Under the almost two feet of fresh snow that fell last night is a glacier of ice that is more than 500-feet deep and is crisscrossed by dangerous crevasses. The mile long sea of ice doesn’t bend, but instead breaks as the rocks it covers change the course of the ice as it moves. The crevasses are sometimes as wide as a hundred feet or as narrow as an inch or two and sometimes seemingly limitless in their depth.

When it snows hard the blowing snow will form a cornice on one side of the crevasse and when the wind changes direction, it will form a cornice on the other side of the crevasse. The two cornices will get larger and larger until they sometimes touch and form a bridge of snow. There is nothing under that bridge except a bottomless killer void of freezing air. Where the two cornices meet is sometimes only an inch or two thick and when a skier goes across one, the fragile bridge of snow will give way and they can fall to their death.

I was explaining all of this to my still cameraman as I watched the four skiers traversing the glacier. One of the women in the group, who was wearing a yellow parka, was traversing a little higher than the other three when she suddenly disappeared. Her long traverse tracks ending in a black hole the size of a pair of skis and her body.

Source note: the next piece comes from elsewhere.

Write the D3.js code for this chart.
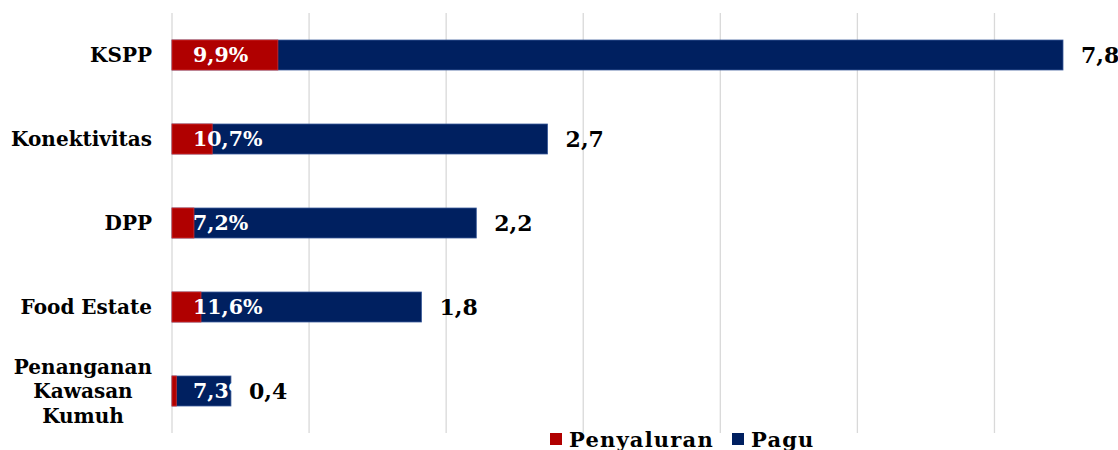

Fortunately the conductor on the gondola witnessed the accident and quickly dialed the ski patrol. Before we arrived at the top station the ski patrol was on their way down to attempt a rescue.

For me this was a good opportunity to get some rare rescue shots for my latest ski film. I skied down as fast as I could in the deep powder snow and by the time I got to the accident, at least half a dozen other ski patrolmen had already rigged their rescue ropes and lowered one of the patrolmen down into the crevasse. The word he sent up from deep in the crevasse was encouraging. The woman who had fallen in was down about 45 feet, perched precariously on a narrow ledge of ice that was covered with about five feet of powder. “She was stunned but still alive.”

A few minutes later, the head patrolman said something in French and the five remaining patrolmen began sidestepping down the hill. They all had a firm grip on the rope that led down to the skier in the crevasse.

When the victim finally was dragged over the lip of the crevasse we were all shocked to discover that it wasn’t the woman in the yellow parka.

Instead, on the end of the rope was a man.

He had fallen into the crevasse the day before and was near death from hypothermia. Fortunately he had been wearing a thick down parka over his snow suit with long underwear under it. He also had two candy bars with him and the combination had saved his life. However, he had wasted away to virtual skin and bones while down there. He looked like he had lost 20 pounds during his long ordeal in the darkness of the sub-zero crevasse.

When this hypothermia-caused, weight-loss information was passed back down to the ski patrolman who was still in the crevasse – a heated argument was heard between the patrolman and the woman who was still down there.

She had figured out that the guy they had hauled up first had lost a lot of weight, so she hollered back up,

“Come back and get me in a couple of days!”